I can't claim the same identity category as Latoya, or as some of her commenters, but Queen Latifa's U-N-I-T-Y was a more pivotal feminist text for me than any song off of Guyville. Or Salt-N-Pepa, too. Or, let's kick it old school - Aretha Fucking Franklin. Or even Janet Jackson's "Control" or Madonna's "Papa Don't Preach." Liz Phair was awesome to me, but her record didn't make me a feminist, or even speak to me as a feminist. It just spoke to me. To the fucked up girl that I was just before I was 20. And I still love that record. But dude, the rerelease? Lame. And I'm saying that as a fan.

2 comments:

Margaret said...

"Canary" is one of my FAVORITE Liz Phair songs, and you're right: nobody ever talks about this song. But I love it for all the reasons you state.

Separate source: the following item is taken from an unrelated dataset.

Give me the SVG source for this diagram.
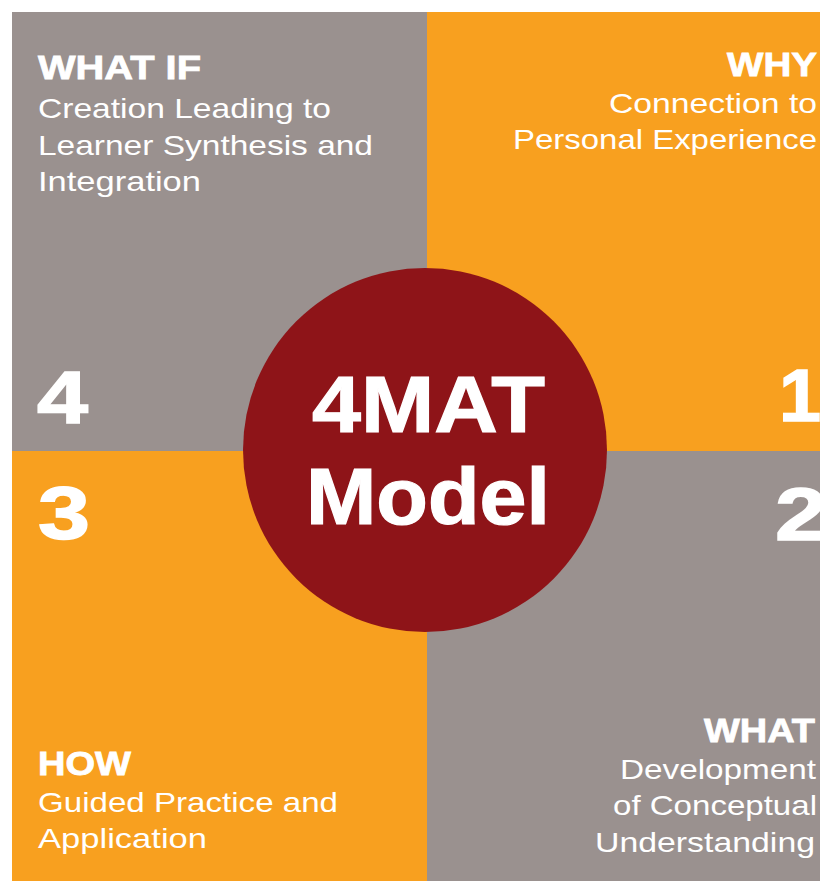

I interacted with that album much differently than you, though: for me, it absolutely WAS a feminist statement, albeit of a particularly cryptic and 3rd wave variety. Since I work in a male-dominated field, the fact that she was making that kind of music, and writing those kinds of songs, in this completely male milieu -- that really resonated with me as a feminist. (I was starting grad school when this album came out).

Second Line said...

One of my favs has always been "Help Me Mary": "They leave suspicious things in the sink ..." I was living in a house with 5 others when the album came out, and feminist or not, it (the album as a whole) and this song in particualr resonated ... right down to the angry chick in the basement who wore black cowboy boots and never said anything to anyone.

Divorce Song" is pretty f'ing good, too!